## CHALLENGE
Copy out all lines in the data below containing the string "that".

****

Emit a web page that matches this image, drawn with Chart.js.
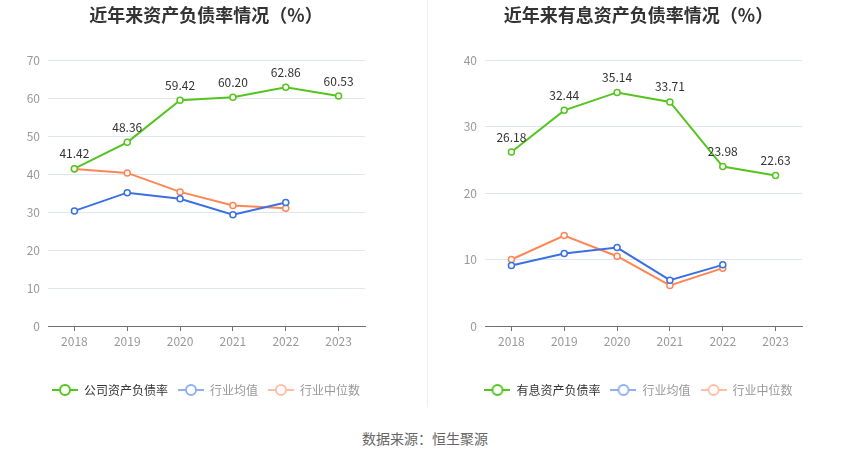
<!DOCTYPE html>
<html>
<head>
<meta charset="utf-8">
<script src="https://cdn.jsdelivr.net/npm/chart.js@4"></script>
<style>
  body { margin: 0; background: #fff; width: 850px; height: 459px; position: relative; overflow: hidden; }
  #leftBox { position: absolute; left: 0; top: 0; width: 412px; height: 410px; }
  #rightBox { position: absolute; left: 427px; top: 0; width: 423px; height: 410px; }
  #divider { position: absolute; left: 427px; top: 0; width: 1px; height: 407px; background: #eeeeee; }
  #source { position: absolute; left: 0; width: 850px; top: 428px; text-align: center; font: 14px 'Noto Sans CJK SC', sans-serif; color: #666; }
</style>
</head>
<body>
<div id="leftBox"><canvas id="leftChart"></canvas></div>
<div id="divider"></div>
<div id="rightBox"><canvas id="rightChart"></canvas></div>
<div id="source">数据来源：恒生聚源</div>
<script>
const years = ['2018', '2019', '2020', '2021', '2022', '2023'];

// 资产负债率
const debtRatio = [41.42, 48.36, 59.42, 60.20, 62.86, 60.53];
const debtIndustryAvg = [30.3, 35.1, 33.5, 29.3, 32.5, null];
const debtIndustryMedian = [41.3, 40.3, 35.3, 31.7, 31.0, null];

// 有息资产负债率
const interestRatio = [26.18, 32.44, 35.14, 33.71, 23.98, 22.63];
const interestIndustryAvg = [9.1, 10.9, 11.8, 6.9, 9.2, null];
const interestIndustryMedian = [10.0, 13.6, 10.5, 6.1, 8.7, null];

const FONT = "'Noto Sans CJK SC', 'Noto Sans', sans-serif";
const GREEN = '#55c41f';
const BLUE = '#3a70e2';
const ORANGE = '#ff8654';

function makeIcon(color) {
    const c = document.createElement('canvas');
    c.width = 26; c.height = 14;
    const ctx = c.getContext('2d');
    ctx.strokeStyle = color;
    ctx.lineWidth = 2;
    ctx.beginPath(); ctx.moveTo(0, 7); ctx.lineTo(26, 7); ctx.stroke();
    ctx.beginPath(); ctx.arc(13, 7, 5, 0, Math.PI * 2);
    ctx.fillStyle = '#fff'; ctx.fill(); ctx.stroke();
    return c;
}

const valueLabels = {
    id: 'valueLabels',
    afterDatasetsDraw(chart) {
        const ctx = chart.ctx;
        const meta = chart.getDatasetMeta(0);
        const data = chart.data.datasets[0].data;
        ctx.save();
        ctx.font = '12px ' + FONT;
        ctx.fillStyle = '#333';
        ctx.textAlign = 'center';
        ctx.textBaseline = 'middle';
        meta.data.forEach((pt, i) => {
            if (data[i] == null) return;
            ctx.fillText(data[i].toFixed(2), pt.x, pt.y - 15);
        });
        ctx.restore();
    }
};

function buildChart(el, title, mainLabel, main, avg, median, yMax, axisWidth, rightPad) {
    const series = [
        { label: mainLabel, data: main, color: GREEN, icon: makeIcon(GREEN), text: '#333' },
        { label: '行业均值', data: avg, color: BLUE, icon: makeIcon('#90b0f5'), text: '#999' },
        { label: '行业中位数', data: median, color: ORANGE, icon: makeIcon('#ffbea6'), text: '#999' }
    ];
    return new Chart(el, {
        type: 'line',
        data: {
            labels: years,
            datasets: series.map(s => ({
                label: s.label,
                data: s.data,
                borderColor: s.color,
                backgroundColor: '#fff',
                pointBackgroundColor: '#fff',
                pointBorderColor: s.color,
                pointBorderWidth: 1.5,
                pointRadius: 3,
                borderWidth: 2,
                tension: 0,
                spanGaps: false
            }))
        },
        options: {
            responsive: true,
            maintainAspectRatio: false,
            animation: false,
            layout: { padding: { top: 0, bottom: 4, left: 0, right: 0 } },
            plugins: {
                title: {
                    display: true,
                    text: title,
                    color: '#333',
                    font: { size: 18, weight: 'bold', family: FONT },
                    padding: { top: 4, bottom: 34.5 }
                },
                legend: {
                    position: 'bottom',
                    labels: {
                        usePointStyle: true,
                        pointStyleWidth: 26,
                        padding: 10,
                        font: { size: 12, family: FONT },
                        generateLabels: () => series.map((s, i) => ({
                            text: s.label,
                            pointStyle: s.icon,
                            fontColor: s.text,
                            datasetIndex: i,
                            lineWidth: 0,
                            hidden: false
                        }))
                    }
                },
                tooltip: { enabled: false }
            },
            scales: {
                x: {
                    offset: true,
                    grid: { offset: false, drawOnChartArea: false, drawTicks: true, tickLength: 5, color: '#6e7079' },
                    border: { display: true, color: '#6e7079' },
                    ticks: { color: '#999', font: { size: 12, family: FONT }, padding: 3 },
                    afterFit: s => { s.height = 48; }
                },
                y: {
                    min: 0,
                    max: yMax,
                    ticks: { stepSize: 10, color: '#999', font: { size: 12, family: FONT }, padding: 8 },
                    grid: { color: '#e0e6f1', drawTicks: false },
                    border: { display: false },
                    afterFit: s => { s.width = axisWidth; }
                },
                pad: {
                    position: 'right',
                    display: true,
                    grid: { display: false },
                    ticks: { display: false },
                    border: { display: false },
                    afterFit: s => { s.width = rightPad; }
                }
            }
        },
        plugins: [valueLabels]
    });
}

buildChart(document.getElementById('leftChart'), '近年来资产负债率情况（%）', '公司资产负债率',
    debtRatio, debtIndustryAvg, debtIndustryMedian, 70, 48, 47);
buildChart(document.getElementById('rightChart'), '近年来有息资产负债率情况（%）', '有息资产负债率',
    interestRatio, interestIndustryAvg, interestIndustryMedian, 40, 58, 48);
</script>
</body>
</html>
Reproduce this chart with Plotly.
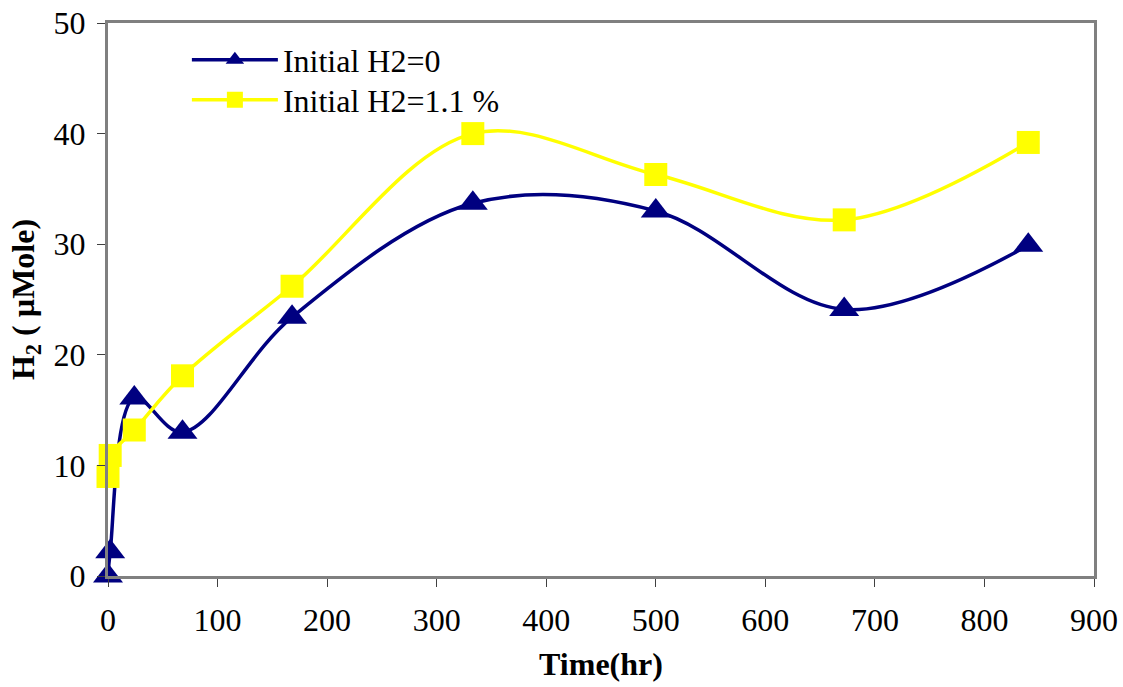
import plotly.graph_objects as go

time_hr = [0, 2, 24, 68, 168, 333, 500, 672, 840]
h2_initial_0 = [0.0, 2.2, 16.1, 13.0, 23.4, 33.7, 33.0, 24.1, 29.9]
h2_initial_1_1 = [9.0, 10.9, 13.2, 18.1, 26.2, 40.0, 36.3, 32.2, 39.2]
series_names = ["Initial H2=0", "Initial H2=1.1 %"]

FONT = "Liberation Serif"

fig = go.Figure()
fig.add_trace(go.Scatter(
    x=time_hr, y=h2_initial_0, name=series_names[0], mode="lines+markers",
    line=dict(color="#000080", width=3.5, shape="spline", smoothing=1),
    marker=dict(symbol="triangle-up", size=26, color="#000080"),
    cliponaxis=False, legend="legend", showlegend=True,
))
fig.add_trace(go.Scatter(
    x=time_hr, y=h2_initial_1_1, name=series_names[1], mode="lines+markers",
    line=dict(color="#FFFF00", width=3.5, shape="spline", smoothing=1),
    marker=dict(symbol="square", size=23, color="#FFFF00"),
    cliponaxis=False, legend="legend2", showlegend=True,
))

axis_common = dict(
    showline=True, mirror=True, linecolor="#808080", linewidth=3,
    ticks="outside", ticklen=8, tickcolor="#404040", tickwidth=1,
    showgrid=False, zeroline=False, automargin=False,
    tickfont=dict(family=FONT, size=32, color="black"),
)

legend_common = dict(
    x=0.08, xanchor="left", yanchor="middle", visible=True,
    bgcolor="rgba(0,0,0,0)", itemwidth=86,
    font=dict(family=FONT, size=32, color="black"),
)

fig.update_layout(
    width=1123, height=687,
    margin=dict(l=108, r=29, t=23, b=111),
    paper_bgcolor="white", plot_bgcolor="white",
    font=dict(family=FONT, color="black"),
    hovermode=False,
    showlegend=True,
    xaxis=dict(range=[0, 900], dtick=100, ticklabelstandoff=6,
               title=dict(text="<b>Time(hr)</b>", font=dict(family=FONT, size=32), standoff=16),
               **axis_common),
    yaxis=dict(range=[0, 50], dtick=10, ticklabelstandoff=5,
               title=dict(text="<b>H<sub>2</sub> ( µMole)</b>", font=dict(family=FONT, size=32), standoff=10),
               **axis_common),
    legend=dict(y=0.933, **legend_common),
    legend2=dict(y=0.861, **legend_common),
)

fig.write_html("out.html")
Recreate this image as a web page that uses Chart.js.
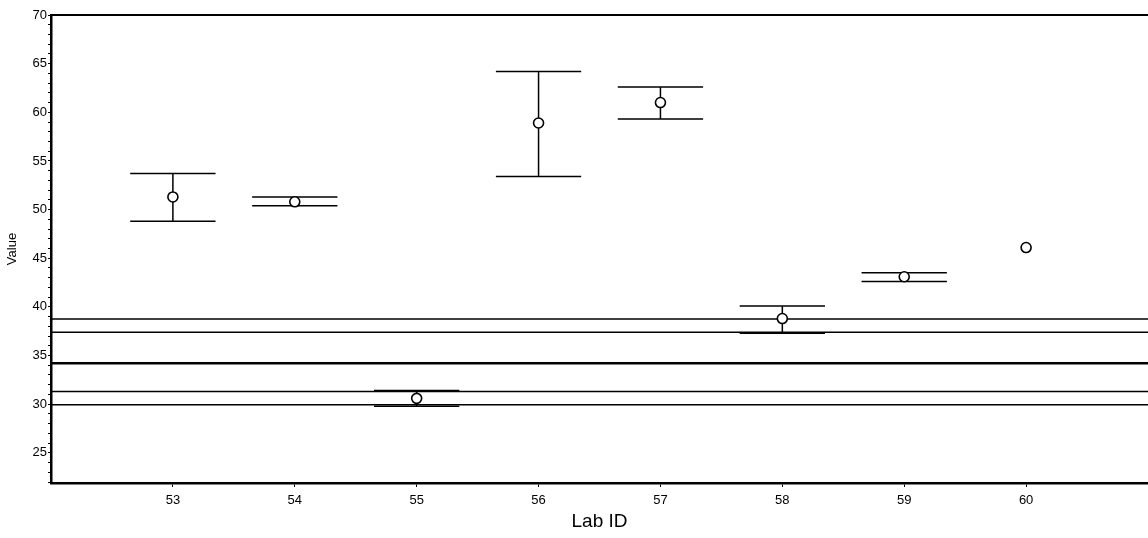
<!DOCTYPE html>
<html>
<head>
<meta charset="utf-8">
<script src="https://cdn.jsdelivr.net/npm/chart.js@4"></script>
<style>
  html, body { margin: 0; padding: 0; background: #fff; }
  #wrap { width: 1148px; height: 538px; }
</style>
</head>
<body>
<div id="wrap"><canvas id="labChart"></canvas></div>
<script>
// values
const labIds = [53, 54, 55, 56, 57, 58, 59, 60];
const means  = [51.3, 50.8, 30.6, 58.9, 61.0, 38.8, 43.1, 46.1];
const upper  = [53.7, 51.3, 31.4, 64.2, 62.6, 40.1, 43.5, null];
const lower  = [48.8, 50.4, 29.8, 53.4, 59.3, 37.3, 42.6, null];
const refLines = [38.75, 37.4, 34.2, 31.3, 29.95];
const refWidths = [1.5, 1.5, 2.5, 1.5, 1.5];

const xMin = 52, xMax = 61;
const yMin = 21.9, yMax = 70;
const capHalf = 0.35;
const font = "'Liberation Sans', Arial, sans-serif";

// error bars (whisker + caps) drawn under the points
const errorBars = {
    id: 'errorBars',
    beforeDatasetsDraw(chart) {
        const ctx = chart.ctx;
        const xs = chart.scales.x, ys = chart.scales.y;
        ctx.save();
        ctx.strokeStyle = '#000';
        ctx.lineWidth = 1.5;
        labIds.forEach((id, i) => {
            if (upper[i] == null) return;
            const x = xs.getPixelForValue(id);
            const x0 = xs.getPixelForValue(id - capHalf);
            const x1 = xs.getPixelForValue(id + capHalf);
            const yu = ys.getPixelForValue(upper[i]);
            const yl = ys.getPixelForValue(lower[i]);
            ctx.beginPath();
            ctx.moveTo(x, yu); ctx.lineTo(x, yl);
            ctx.moveTo(x0, yu); ctx.lineTo(x1, yu);
            ctx.moveTo(x0, yl); ctx.lineTo(x1, yl);
            ctx.stroke();
        });
        ctx.restore();
    },
    afterDraw(chart) {
        // top frame line
        const ctx = chart.ctx, a = chart.chartArea;
        ctx.save();
        ctx.strokeStyle = '#000';
        ctx.lineWidth = 2;
        ctx.beginPath();
        ctx.moveTo(a.left, a.top);
        ctx.lineTo(a.right, a.top);
        ctx.stroke();
        ctx.restore();
    }
};

const refDatasets = refLines.map((v, i) => ({
    type: 'line',
    data: [{ x: xMin, y: v }, { x: xMax, y: v }],
    borderColor: '#000',
    borderWidth: refWidths[i],
    pointRadius: 0,
    fill: false,
    order: 2
}));

new Chart(document.getElementById('labChart'), {
    type: 'scatter',
    data: {
        datasets: [
            {
                label: 'Value',
                data: labIds.map((id, i) => ({ x: id, y: means[i] })),
                pointRadius: 5,
                pointBackgroundColor: '#fff',
                pointBorderColor: '#000',
                pointBorderWidth: 1.6,
                order: 1
            },
            ...refDatasets
        ]
    },
    options: {
        responsive: true,
        maintainAspectRatio: false,
        animation: false,
        layout: { autoPadding: false, padding: { top: 15, right: 0, left: 0, bottom: 0 } },
        plugins: {
            legend: { display: false },
            tooltip: { enabled: false }
        },
        scales: {
            x: {
                type: 'linear',
                min: xMin,
                max: xMax,
                afterBuildTicks: s => { s.ticks = labIds.map(v => ({ value: v })); },
                afterFit: s => { s.height = 55; s.paddingRight = 0; },
                grid: { drawOnChartArea: false, drawTicks: true, tickLength: 4, color: '#000', tickWidth: 1 },
                border: { display: true, color: '#000', width: 2.5 },
                ticks: { color: '#000', padding: 6, font: { family: font, size: 13 } },
                title: { display: true, text: 'Lab ID', color: '#000', padding: { top: 0, bottom: 5 }, font: { family: font, size: 19 } }
            },
            y: {
                type: 'linear',
                min: yMin,
                max: yMax,
                afterBuildTicks: s => {
                    const t = [];
                    for (let v = 22; v <= 70; v++) t.push({ value: v });
                    s.ticks = t;
                },
                afterFit: s => { s.width = 51; },
                grid: { drawOnChartArea: false, drawTicks: true, tickLength: 3, color: '#000', tickWidth: 1 },
                border: { display: true, color: '#000', width: 2.5 },
                ticks: {
                    color: '#000',
                    padding: 1,
                    autoSkip: false,
                    font: { family: font, size: 13 },
                    callback: v => (v % 5 === 0 ? v : '')
                },
                title: { display: true, text: 'Value', color: '#000', padding: { top: 5, bottom: 2 }, font: { family: font, size: 13 } }
            }
        }
    },
    plugins: [errorBars]
});
</script>
</body>
</html>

****

## EXERCISE RESULT
Emit a web page that matches this image, drawn with Chart.js.
Recreate this image as a web page that uses Chart.js.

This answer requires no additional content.